The reason for the slider mod? The oem one is too small to slow down the deployment sequence, breaking the bones of unsuspecting parachutists. They are far from perfect in many cases and have never been sued for it.

https://www.youtube.com/watch?v=5dvy7ywQK18

Here’s another scary case in point if you’re interested in going down that rabbit hole. But I’m getting off track, I’m just having fun and I’m aware of the risks I’m taking by pursuing this. You’re risking your life on potentially badly designed gear either way, i just only have myself to blame lol


but you can have a lot more confidence that a nonzero amount of testing was done on it, and you know what kind of testing


to be entirely honest, even that is beyond the point. Parachutes are dead simple things, pretty much all constructed from the same ZP ripstop nylon and built the same way.

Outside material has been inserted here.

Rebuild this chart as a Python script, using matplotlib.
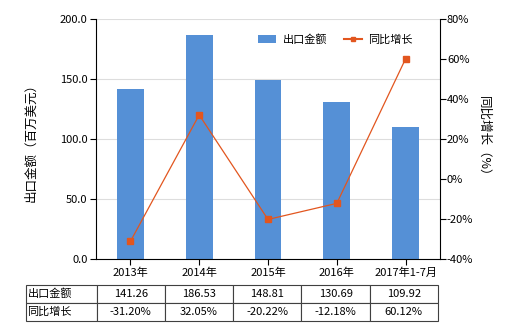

Sure, there is a whole bunch of subcategories and outliers, but it’s all very mature technology if you aren’t pushing boundaries with things like full sail fabrics intended for paragliding wings, ultra fast and small cross braced speed machines and such. I’m not innovating here, i use the same designs, fabrics and processes, even the same sewing machines.

I also skydive with a commercial reserve parachute and a tertiary belly mounted emergency rig for good measure. The secondary reserve is rigged into a so called "automatic activation device" [1]. The chances of murking myself due to negligence, complacency or by pushing my luck with disciplines like relative work (flying formations) or free flying (acro) are wayyy higher than a fatal accident because one of three parachutes malfunctioned. Skydiving is a deadly sport, it says so on the waiver you have to sign, and if i don’t feel comfortable with the inherent risks, I’ll gift my gear to a newbie and call it quits.

[1] AAD - device monitoring velocity and altitude, fires a cutting charge, severing the reserve closing loop if still in free fall at set altitude. I use this one

https://dl.cypres.aero/userguide/991002_cypres_2_user_guide_...


cool, thanks for sharing your experience!


I trust liability laws in the US to keep those chutes solid.